'''

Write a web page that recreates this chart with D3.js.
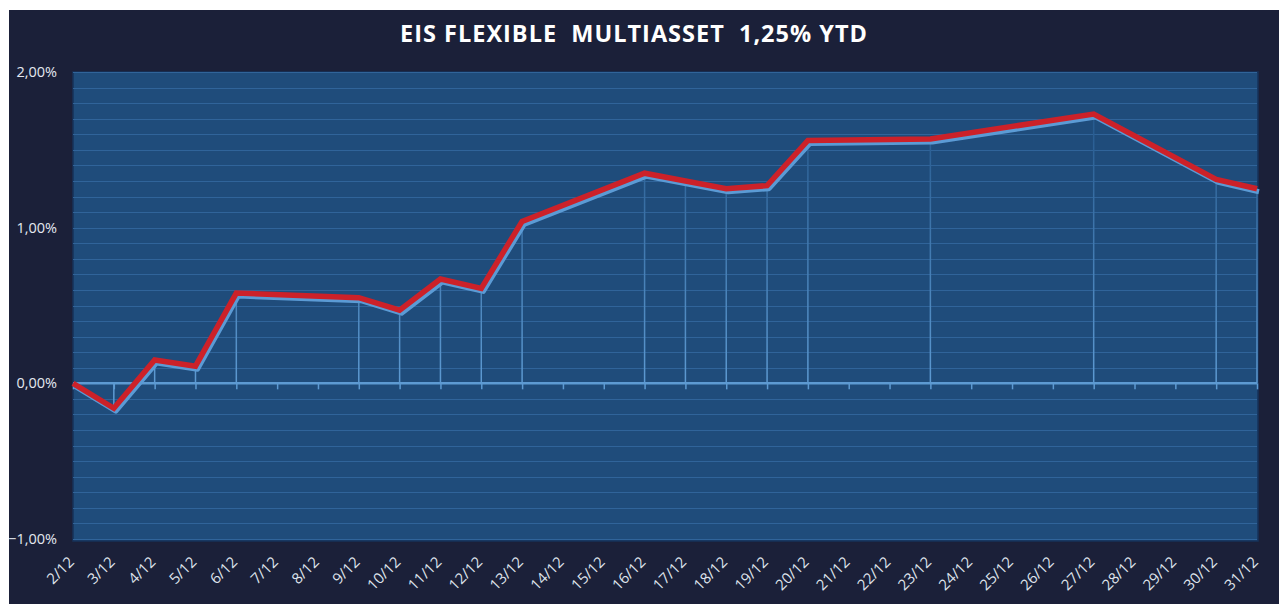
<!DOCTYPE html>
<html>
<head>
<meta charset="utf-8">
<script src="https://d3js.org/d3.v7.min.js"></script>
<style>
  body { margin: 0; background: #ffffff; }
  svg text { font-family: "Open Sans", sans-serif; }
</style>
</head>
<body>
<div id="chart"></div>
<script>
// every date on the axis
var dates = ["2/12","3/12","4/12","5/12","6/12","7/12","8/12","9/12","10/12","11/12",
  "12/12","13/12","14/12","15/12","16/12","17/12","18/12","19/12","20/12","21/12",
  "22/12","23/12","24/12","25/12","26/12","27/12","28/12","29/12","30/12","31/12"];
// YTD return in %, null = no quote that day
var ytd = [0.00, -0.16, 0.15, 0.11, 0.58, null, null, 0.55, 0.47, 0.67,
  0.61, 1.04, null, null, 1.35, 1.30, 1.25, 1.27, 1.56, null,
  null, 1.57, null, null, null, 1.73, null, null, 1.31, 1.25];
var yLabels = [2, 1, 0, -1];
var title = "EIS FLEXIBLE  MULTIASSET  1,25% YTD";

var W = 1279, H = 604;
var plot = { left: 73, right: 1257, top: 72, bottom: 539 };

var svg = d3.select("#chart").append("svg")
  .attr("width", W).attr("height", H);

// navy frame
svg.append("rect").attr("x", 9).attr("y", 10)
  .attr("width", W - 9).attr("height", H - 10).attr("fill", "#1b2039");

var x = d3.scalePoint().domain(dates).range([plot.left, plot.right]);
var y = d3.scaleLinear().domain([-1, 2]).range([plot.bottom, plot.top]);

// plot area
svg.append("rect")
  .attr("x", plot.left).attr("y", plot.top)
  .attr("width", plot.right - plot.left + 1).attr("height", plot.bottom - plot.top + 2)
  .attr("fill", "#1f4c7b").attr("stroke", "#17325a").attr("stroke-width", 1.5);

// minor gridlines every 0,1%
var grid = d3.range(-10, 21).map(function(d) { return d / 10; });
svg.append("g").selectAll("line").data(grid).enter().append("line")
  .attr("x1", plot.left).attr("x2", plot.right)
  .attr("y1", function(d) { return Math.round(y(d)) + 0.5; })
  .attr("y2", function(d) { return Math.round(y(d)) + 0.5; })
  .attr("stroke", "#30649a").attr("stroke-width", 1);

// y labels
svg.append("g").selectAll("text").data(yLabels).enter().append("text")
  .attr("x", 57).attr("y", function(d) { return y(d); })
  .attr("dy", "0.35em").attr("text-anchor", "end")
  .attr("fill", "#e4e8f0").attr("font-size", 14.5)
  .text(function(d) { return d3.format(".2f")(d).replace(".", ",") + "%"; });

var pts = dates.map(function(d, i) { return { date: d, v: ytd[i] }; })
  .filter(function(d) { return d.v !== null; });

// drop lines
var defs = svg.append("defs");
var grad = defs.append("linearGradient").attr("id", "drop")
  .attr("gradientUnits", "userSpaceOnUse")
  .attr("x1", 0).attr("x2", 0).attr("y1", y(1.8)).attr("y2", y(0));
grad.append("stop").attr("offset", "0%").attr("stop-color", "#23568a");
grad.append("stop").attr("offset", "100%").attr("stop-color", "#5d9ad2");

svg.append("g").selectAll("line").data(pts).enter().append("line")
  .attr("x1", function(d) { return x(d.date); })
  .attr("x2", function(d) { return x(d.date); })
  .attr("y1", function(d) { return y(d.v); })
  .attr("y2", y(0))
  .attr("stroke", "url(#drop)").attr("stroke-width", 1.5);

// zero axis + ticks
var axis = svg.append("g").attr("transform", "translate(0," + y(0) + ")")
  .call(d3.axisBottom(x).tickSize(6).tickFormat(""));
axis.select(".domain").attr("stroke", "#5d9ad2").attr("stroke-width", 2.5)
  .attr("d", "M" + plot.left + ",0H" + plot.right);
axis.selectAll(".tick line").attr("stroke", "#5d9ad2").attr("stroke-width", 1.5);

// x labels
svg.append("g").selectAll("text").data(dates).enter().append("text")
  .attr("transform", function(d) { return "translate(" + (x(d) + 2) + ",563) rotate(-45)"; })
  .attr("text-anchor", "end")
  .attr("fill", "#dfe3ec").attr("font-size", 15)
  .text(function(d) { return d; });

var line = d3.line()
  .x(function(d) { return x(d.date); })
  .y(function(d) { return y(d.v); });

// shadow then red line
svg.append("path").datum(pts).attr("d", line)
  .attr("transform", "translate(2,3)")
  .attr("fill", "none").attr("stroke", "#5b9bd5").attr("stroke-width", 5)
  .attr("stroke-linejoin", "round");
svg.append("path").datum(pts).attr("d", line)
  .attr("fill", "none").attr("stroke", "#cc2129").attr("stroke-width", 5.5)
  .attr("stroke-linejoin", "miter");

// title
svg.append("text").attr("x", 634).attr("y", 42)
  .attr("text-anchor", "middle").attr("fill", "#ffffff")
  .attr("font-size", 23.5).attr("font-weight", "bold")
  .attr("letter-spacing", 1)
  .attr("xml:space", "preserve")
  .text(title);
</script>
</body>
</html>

'''

Leave out the pictures and repeat the lines from the start of the material through the line with "d3.scaleLinear().domain([-1, 2]).range([plot.bottom, plot.top]);", inclusive.

Write a web page that recreates this chart with D3.js.
<!DOCTYPE html>
<html>
<head>
<meta charset="utf-8">
<script src="https://d3js.org/d3.v7.min.js"></script>
<style>
  body { margin: 0; background: #ffffff; }
  svg text { font-family: "Open Sans", sans-serif; }
</style>
</head>
<body>
<div id="chart"></div>
<script>
// every date on the axis
var dates = ["2/12","3/12","4/12","5/12","6/12","7/12","8/12","9/12","10/12","11/12",
  "12/12","13/12","14/12","15/12","16/12","17/12","18/12","19/12","20/12","21/12",
  "22/12","23/12","24/12","25/12","26/12","27/12","28/12","29/12","30/12","31/12"];
// YTD return in %, null = no quote that day
var ytd = [0.00, -0.16, 0.15, 0.11, 0.58, null, null, 0.55, 0.47, 0.67,
  0.61, 1.04, null, null, 1.35, 1.30, 1.25, 1.27, 1.56, null,
  null, 1.57, null, null, null, 1.73, null, null, 1.31, 1.25];
var yLabels = [2, 1, 0, -1];
var title = "EIS FLEXIBLE  MULTIASSET  1,25% YTD";

var W = 1279, H = 604;
var plot = { left: 73, right: 1257, top: 72, bottom: 539 };

var svg = d3.select("#chart").append("svg")
  .attr("width", W).attr("height", H);

// navy frame
svg.append("rect").attr("x", 9).attr("y", 10)
  .attr("width", W - 9).attr("height", H - 10).attr("fill", "#1b2039");

var x = d3.scalePoint().domain(dates).range([plot.left, plot.right]);
var y = d3.scaleLinear().domain([-1, 2]).range([plot.bottom, plot.top]);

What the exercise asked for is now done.